Records with drawing code:
--- BEGIN ---

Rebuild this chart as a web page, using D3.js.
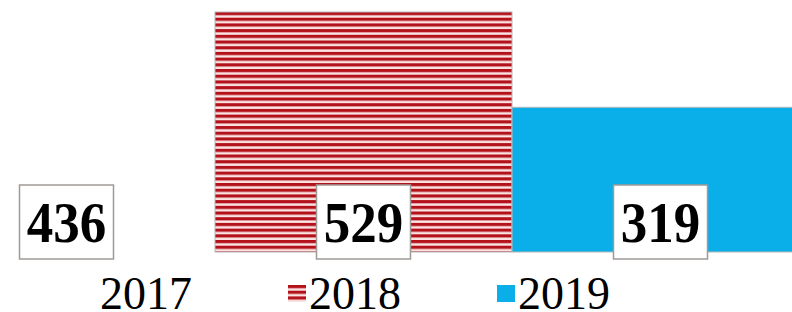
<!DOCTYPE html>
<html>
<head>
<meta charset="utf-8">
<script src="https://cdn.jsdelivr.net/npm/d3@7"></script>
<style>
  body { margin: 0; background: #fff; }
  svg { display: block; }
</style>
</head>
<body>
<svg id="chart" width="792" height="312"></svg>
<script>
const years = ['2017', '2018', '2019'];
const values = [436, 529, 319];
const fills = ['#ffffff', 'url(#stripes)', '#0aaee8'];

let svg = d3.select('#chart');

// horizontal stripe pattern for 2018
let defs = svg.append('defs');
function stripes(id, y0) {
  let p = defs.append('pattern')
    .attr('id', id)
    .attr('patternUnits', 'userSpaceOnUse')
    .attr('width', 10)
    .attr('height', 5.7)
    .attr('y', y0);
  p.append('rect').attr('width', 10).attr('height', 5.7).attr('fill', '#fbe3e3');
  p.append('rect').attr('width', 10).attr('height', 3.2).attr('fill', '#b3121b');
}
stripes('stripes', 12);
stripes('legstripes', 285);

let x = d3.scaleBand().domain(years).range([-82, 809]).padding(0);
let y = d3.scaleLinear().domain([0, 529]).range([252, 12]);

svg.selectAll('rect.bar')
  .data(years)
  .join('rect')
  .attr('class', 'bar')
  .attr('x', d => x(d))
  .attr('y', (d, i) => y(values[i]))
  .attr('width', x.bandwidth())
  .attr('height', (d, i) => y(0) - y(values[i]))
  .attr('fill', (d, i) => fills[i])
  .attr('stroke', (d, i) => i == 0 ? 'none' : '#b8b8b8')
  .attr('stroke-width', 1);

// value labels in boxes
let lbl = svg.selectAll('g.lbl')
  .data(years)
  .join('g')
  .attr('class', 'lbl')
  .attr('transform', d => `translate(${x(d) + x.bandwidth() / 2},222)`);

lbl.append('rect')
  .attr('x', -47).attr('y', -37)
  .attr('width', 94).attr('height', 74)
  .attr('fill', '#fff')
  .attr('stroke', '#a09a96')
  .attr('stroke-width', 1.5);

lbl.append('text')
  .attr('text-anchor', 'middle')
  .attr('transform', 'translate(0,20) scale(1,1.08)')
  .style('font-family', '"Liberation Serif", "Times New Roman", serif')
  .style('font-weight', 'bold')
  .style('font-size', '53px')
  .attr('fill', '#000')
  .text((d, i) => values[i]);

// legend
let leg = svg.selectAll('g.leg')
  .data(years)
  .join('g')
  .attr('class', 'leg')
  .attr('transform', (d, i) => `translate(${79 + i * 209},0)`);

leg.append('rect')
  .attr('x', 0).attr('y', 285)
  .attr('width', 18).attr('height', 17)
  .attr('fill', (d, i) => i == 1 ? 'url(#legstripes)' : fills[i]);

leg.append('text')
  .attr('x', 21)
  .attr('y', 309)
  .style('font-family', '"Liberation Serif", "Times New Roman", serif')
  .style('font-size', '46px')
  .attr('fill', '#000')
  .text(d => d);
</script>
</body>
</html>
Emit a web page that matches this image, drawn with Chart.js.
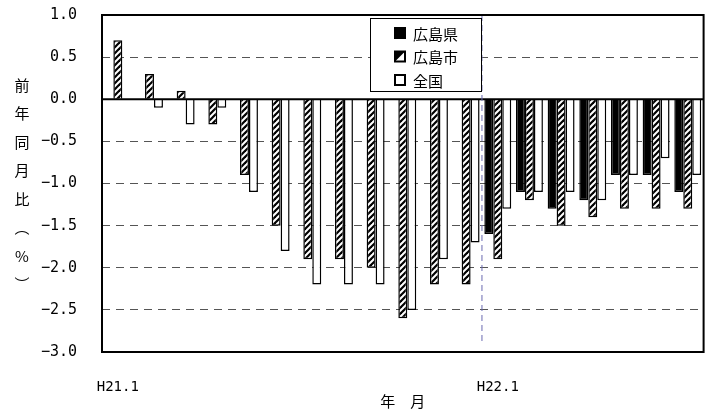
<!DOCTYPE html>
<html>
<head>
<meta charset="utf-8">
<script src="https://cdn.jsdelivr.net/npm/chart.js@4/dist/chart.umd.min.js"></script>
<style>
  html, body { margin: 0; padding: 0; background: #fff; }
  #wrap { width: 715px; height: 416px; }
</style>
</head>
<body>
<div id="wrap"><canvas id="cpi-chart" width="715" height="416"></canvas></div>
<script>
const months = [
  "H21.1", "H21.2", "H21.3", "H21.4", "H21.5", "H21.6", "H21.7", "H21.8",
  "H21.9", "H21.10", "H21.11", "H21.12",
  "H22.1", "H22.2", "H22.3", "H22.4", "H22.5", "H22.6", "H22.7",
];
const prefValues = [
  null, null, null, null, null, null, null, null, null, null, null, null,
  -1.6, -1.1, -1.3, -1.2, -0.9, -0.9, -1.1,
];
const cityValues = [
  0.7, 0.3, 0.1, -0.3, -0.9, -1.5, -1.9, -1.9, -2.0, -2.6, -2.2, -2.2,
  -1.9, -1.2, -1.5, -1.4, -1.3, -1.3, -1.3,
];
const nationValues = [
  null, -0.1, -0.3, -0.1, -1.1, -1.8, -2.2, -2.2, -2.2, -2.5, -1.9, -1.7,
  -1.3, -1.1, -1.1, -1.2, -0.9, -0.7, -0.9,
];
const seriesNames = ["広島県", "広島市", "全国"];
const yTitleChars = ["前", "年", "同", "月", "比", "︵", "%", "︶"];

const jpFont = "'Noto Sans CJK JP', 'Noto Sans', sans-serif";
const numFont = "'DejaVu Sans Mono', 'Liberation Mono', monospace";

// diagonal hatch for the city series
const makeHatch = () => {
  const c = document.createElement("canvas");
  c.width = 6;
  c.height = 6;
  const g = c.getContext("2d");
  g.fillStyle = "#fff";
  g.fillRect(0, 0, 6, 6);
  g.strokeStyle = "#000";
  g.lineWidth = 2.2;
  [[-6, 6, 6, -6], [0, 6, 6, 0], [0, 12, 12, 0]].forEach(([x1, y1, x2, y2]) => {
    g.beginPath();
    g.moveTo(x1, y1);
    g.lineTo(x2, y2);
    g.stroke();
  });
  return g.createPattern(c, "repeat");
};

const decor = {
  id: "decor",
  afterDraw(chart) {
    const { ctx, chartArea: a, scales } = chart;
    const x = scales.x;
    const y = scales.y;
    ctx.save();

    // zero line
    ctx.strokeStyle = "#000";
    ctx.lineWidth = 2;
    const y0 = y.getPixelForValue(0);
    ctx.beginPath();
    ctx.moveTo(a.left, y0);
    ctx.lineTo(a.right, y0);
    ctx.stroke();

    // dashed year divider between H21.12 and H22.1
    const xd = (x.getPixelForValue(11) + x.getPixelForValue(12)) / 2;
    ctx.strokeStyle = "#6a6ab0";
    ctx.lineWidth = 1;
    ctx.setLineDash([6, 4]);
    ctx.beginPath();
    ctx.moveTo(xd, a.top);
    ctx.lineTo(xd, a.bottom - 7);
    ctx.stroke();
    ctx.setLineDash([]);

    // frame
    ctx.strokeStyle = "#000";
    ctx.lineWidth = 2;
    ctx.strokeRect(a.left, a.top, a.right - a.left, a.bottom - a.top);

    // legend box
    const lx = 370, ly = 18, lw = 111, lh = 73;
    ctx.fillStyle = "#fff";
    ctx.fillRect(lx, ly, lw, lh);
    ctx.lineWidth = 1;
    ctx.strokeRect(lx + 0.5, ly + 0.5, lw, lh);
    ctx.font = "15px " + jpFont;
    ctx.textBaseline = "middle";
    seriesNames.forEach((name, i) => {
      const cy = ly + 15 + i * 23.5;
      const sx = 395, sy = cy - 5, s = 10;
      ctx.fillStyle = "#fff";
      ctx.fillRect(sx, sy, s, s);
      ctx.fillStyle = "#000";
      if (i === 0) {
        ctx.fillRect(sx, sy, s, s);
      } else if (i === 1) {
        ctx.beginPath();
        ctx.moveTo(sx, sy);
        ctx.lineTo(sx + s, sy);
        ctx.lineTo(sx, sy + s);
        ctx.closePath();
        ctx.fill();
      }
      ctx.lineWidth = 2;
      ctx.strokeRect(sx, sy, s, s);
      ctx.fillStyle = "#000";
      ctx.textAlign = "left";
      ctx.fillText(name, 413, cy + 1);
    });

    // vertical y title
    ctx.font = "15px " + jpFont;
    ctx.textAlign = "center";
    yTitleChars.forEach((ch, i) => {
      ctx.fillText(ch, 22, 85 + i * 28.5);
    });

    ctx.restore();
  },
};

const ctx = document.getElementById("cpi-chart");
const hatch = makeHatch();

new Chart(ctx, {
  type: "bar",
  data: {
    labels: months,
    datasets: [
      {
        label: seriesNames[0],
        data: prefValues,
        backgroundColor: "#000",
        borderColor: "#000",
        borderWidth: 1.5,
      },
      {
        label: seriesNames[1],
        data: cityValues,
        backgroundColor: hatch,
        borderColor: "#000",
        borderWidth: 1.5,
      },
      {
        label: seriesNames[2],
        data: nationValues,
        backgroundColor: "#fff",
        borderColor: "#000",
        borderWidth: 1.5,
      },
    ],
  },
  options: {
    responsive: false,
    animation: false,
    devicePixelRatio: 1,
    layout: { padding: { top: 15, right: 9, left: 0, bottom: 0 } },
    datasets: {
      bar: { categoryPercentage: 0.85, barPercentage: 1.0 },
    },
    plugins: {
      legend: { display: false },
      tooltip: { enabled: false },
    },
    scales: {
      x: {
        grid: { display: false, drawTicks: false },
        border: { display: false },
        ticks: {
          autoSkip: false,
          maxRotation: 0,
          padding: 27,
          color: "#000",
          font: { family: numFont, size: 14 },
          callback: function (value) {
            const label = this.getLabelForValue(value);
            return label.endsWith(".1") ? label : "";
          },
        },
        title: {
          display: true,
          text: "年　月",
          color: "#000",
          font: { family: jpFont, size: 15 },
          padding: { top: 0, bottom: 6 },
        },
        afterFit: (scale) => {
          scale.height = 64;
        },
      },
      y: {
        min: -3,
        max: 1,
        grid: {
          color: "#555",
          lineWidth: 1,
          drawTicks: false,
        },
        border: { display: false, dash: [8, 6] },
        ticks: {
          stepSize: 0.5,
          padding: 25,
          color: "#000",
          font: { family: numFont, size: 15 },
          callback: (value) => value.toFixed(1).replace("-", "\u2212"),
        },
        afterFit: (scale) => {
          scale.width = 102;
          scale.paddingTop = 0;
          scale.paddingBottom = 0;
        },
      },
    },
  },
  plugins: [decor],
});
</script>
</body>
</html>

--- END ---

### The problem
Leave out the pictures and repeat the lines from the start of the material through the line with "stripes('legstripes', 285);", inclusive.

### Final result
Rebuild this chart as a web page, using D3.js.
<!DOCTYPE html>
<html>
<head>
<meta charset="utf-8">
<script src="https://cdn.jsdelivr.net/npm/d3@7"></script>
<style>
  body { margin: 0; background: #fff; }
  svg { display: block; }
</style>
</head>
<body>
<svg id="chart" width="792" height="312"></svg>
<script>
const years = ['2017', '2018', '2019'];
const values = [436, 529, 319];
const fills = ['#ffffff', 'url(#stripes)', '#0aaee8'];

let svg = d3.select('#chart');

// horizontal stripe pattern for 2018
let defs = svg.append('defs');
function stripes(id, y0) {
  let p = defs.append('pattern')
    .attr('id', id)
    .attr('patternUnits', 'userSpaceOnUse')
    .attr('width', 10)
    .attr('height', 5.7)
    .attr('y', y0);
  p.append('rect').attr('width', 10).attr('height', 5.7).attr('fill', '#fbe3e3');
  p.append('rect').attr('width', 10).attr('height', 3.2).attr('fill', '#b3121b');
}
stripes('stripes', 12);
stripes('legstripes', 285);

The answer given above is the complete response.